Friday, July 13, 2007

Wheatsville's Gingered Tempeh Pasta Salad

This recipe's from Amy via the old Google Groups

2, 8oz packages five grain or other type of tempeh
1/2 cup tamari (or soy sauce)
1/8 cup light brown sugar (honey will sub in o.k.)
1/4 cup minced ginger root (I eyeball this)
1/8 cup rice vinegar
1/4 cup crunchy peanut butter (or regular)
1/2 tsp crushed red pepper (optional)
1 pound fusilli pasta
4 large carrots peeled and sliced
1/2 cup sesame seeds
3/4 cup canola oil
1/3 bunch green onion, sliced thin
chopped peanuts - about a 1/4 cup is also a good topping

Slice tempeh into large matchsticks (I made the width about the size of a thumb)

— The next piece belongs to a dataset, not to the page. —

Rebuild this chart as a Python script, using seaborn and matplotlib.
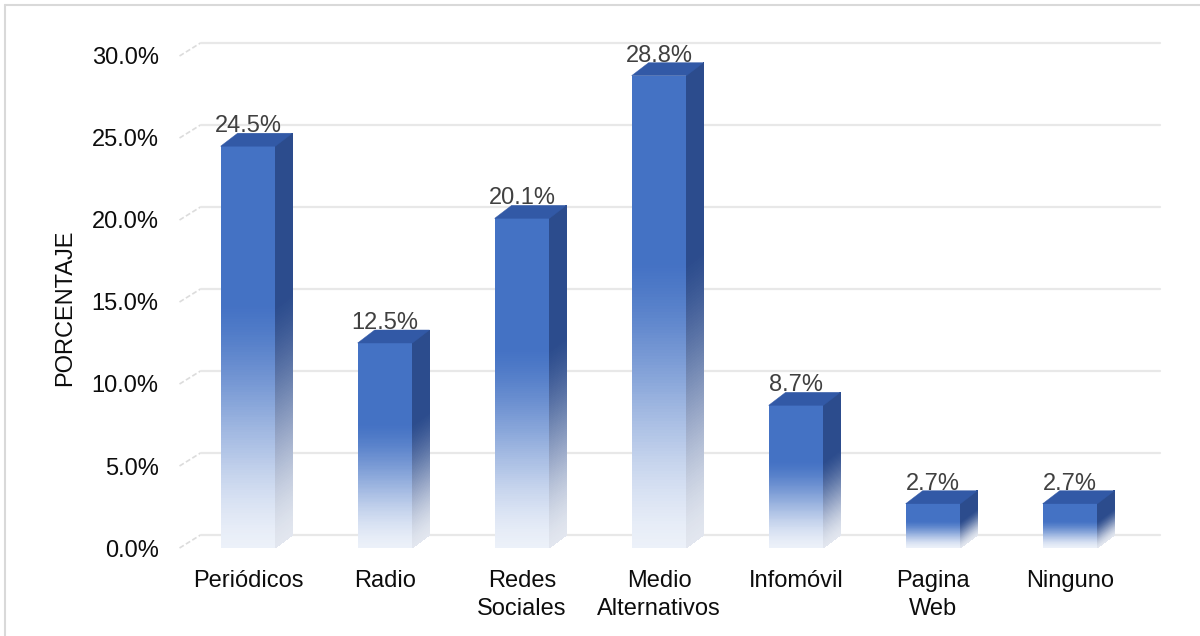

Combine tamari, brown sugar , ginger root, rice vinegar, peanut butter and crushed pepper in a mixing bowl. Add tempeh and marinate a few minutes.

Cook pasta in boiling water, according to directions on package, add the carrots during the last 5 minutes of cooking (I didn't cook them that long). Drain and place in a large serving bowl. Place sesame seeds In a sauté pan and toast over low to med heat, stirring constantly to a light golden color, then add the canola oil and increase the heat to medium-high. (Or you can toast the sesame seeds one or two rounds in a toaster over -- watch that they don't burn though.) When oil is very hot, lift tempeh from marinade with a slotted spoon and fry, turning periodically with spatula, until brown & crispy. Add remaining marinade and remove from heat. (I don't add the marinade and remaining ingredients to this pan. I mix everything else in a bowl and then spoon in the tempeh and mix. That way you leave a lot of the oil in the pan)

Combine tempeh/marinade with pasta , carrots & green onion in serving bowl toss & serve. Serve warm or chilled. Yields 4 quarts.